# Directions
Output all lines exactly.

# Data block

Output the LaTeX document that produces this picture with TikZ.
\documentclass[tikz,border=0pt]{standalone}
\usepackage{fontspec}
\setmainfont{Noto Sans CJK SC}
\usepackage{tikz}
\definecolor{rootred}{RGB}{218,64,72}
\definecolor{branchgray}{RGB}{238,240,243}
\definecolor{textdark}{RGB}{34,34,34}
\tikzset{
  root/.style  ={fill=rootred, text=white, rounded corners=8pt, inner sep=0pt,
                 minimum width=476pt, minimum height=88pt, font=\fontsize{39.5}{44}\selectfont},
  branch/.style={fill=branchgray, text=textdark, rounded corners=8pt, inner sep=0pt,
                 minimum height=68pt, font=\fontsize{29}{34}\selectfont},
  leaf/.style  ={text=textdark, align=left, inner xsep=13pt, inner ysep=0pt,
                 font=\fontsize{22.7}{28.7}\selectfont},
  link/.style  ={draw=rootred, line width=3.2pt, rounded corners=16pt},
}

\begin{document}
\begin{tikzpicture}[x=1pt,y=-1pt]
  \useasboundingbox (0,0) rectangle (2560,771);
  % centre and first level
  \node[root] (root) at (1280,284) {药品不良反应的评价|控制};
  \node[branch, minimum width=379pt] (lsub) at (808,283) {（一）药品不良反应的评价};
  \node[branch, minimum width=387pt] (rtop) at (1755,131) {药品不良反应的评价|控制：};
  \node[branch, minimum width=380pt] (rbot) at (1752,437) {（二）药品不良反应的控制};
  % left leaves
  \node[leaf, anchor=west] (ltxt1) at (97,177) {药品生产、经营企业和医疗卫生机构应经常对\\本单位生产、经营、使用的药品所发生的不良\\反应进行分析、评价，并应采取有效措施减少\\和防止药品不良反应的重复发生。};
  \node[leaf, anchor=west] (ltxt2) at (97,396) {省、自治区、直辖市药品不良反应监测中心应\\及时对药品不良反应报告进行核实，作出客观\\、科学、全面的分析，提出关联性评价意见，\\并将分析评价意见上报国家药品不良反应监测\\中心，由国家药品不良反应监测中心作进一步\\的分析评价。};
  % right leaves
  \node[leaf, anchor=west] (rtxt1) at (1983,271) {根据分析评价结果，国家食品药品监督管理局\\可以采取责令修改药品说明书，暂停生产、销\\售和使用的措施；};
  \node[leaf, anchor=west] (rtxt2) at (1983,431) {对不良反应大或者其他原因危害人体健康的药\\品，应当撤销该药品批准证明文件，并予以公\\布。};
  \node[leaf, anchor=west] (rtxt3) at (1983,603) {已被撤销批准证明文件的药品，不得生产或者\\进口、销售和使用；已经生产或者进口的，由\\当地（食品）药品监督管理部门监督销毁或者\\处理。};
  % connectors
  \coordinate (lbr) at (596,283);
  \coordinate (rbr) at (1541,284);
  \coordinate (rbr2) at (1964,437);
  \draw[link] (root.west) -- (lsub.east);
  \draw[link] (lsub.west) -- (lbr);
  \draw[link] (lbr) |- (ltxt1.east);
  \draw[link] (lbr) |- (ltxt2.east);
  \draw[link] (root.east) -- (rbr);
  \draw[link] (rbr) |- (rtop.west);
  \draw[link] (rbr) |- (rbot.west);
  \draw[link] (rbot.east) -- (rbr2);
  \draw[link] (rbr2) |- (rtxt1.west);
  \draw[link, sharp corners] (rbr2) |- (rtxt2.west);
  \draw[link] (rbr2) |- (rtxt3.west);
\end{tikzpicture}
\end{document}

# Completed exercise
Output the LaTeX document that produces this picture with TikZ.
\documentclass[tikz,border=0pt]{standalone}
\usepackage{fontspec}
\setmainfont{Noto Sans CJK SC}
\usepackage{tikz}
\definecolor{rootred}{RGB}{218,64,72}
\definecolor{branchgray}{RGB}{238,240,243}
\definecolor{textdark}{RGB}{34,34,34}
\tikzset{
  root/.style  ={fill=rootred, text=white, rounded corners=8pt, inner sep=0pt,
                 minimum width=476pt, minimum height=88pt, font=\fontsize{39.5}{44}\selectfont},
  branch/.style={fill=branchgray, text=textdark, rounded corners=8pt, inner sep=0pt,
                 minimum height=68pt, font=\fontsize{29}{34}\selectfont},
  leaf/.style  ={text=textdark, align=left, inner xsep=13pt, inner ysep=0pt,
                 font=\fontsize{22.7}{28.7}\selectfont},
  link/.style  ={draw=rootred, line width=3.2pt, rounded corners=16pt},
}

\begin{document}
\begin{tikzpicture}[x=1pt,y=-1pt]
  \useasboundingbox (0,0) rectangle (2560,771);
  % centre and first level
  \node[root] (root) at (1280,284) {药品不良反应的评价|控制};
  \node[branch, minimum width=379pt] (lsub) at (808,283) {（一）药品不良反应的评价};
  \node[branch, minimum width=387pt] (rtop) at (1755,131) {药品不良反应的评价|控制：};
  \node[branch, minimum width=380pt] (rbot) at (1752,437) {（二）药品不良反应的控制};
  % left leaves
  \node[leaf, anchor=west] (ltxt1) at (97,177) {药品生产、经营企业和医疗卫生机构应经常对\\本单位生产、经营、使用的药品所发生的不良\\反应进行分析、评价，并应采取有效措施减少\\和防止药品不良反应的重复发生。};
  \node[leaf, anchor=west] (ltxt2) at (97,396) {省、自治区、直辖市药品不良反应监测中心应\\及时对药品不良反应报告进行核实，作出客观\\、科学、全面的分析，提出关联性评价意见，\\并将分析评价意见上报国家药品不良反应监测\\中心，由国家药品不良反应监测中心作进一步\\的分析评价。};
  % right leaves
  \node[leaf, anchor=west] (rtxt1) at (1983,271) {根据分析评价结果，国家食品药品监督管理局\\可以采取责令修改药品说明书，暂停生产、销\\售和使用的措施；};
  \node[leaf, anchor=west] (rtxt2) at (1983,431) {对不良反应大或者其他原因危害人体健康的药\\品，应当撤销该药品批准证明文件，并予以公\\布。};
  \node[leaf, anchor=west] (rtxt3) at (1983,603) {已被撤销批准证明文件的药品，不得生产或者\\进口、销售和使用；已经生产或者进口的，由\\当地（食品）药品监督管理部门监督销毁或者\\处理。};
  % connectors
  \coordinate (lbr) at (596,283);
  \coordinate (rbr) at (1541,284);
  \coordinate (rbr2) at (1964,437);
  \draw[link] (root.west) -- (lsub.east);
  \draw[link] (lsub.west) -- (lbr);
  \draw[link] (lbr) |- (ltxt1.east);
  \draw[link] (lbr) |- (ltxt2.east);
  \draw[link] (root.east) -- (rbr);
  \draw[link] (rbr) |- (rtop.west);
  \draw[link] (rbr) |- (rbot.west);
  \draw[link] (rbot.east) -- (rbr2);
  \draw[link] (rbr2) |- (rtxt1.west);
  \draw[link, sharp corners] (rbr2) |- (rtxt2.west);
  \draw[link] (rbr2) |- (rtxt3.west);
\end{tikzpicture}
\end{document}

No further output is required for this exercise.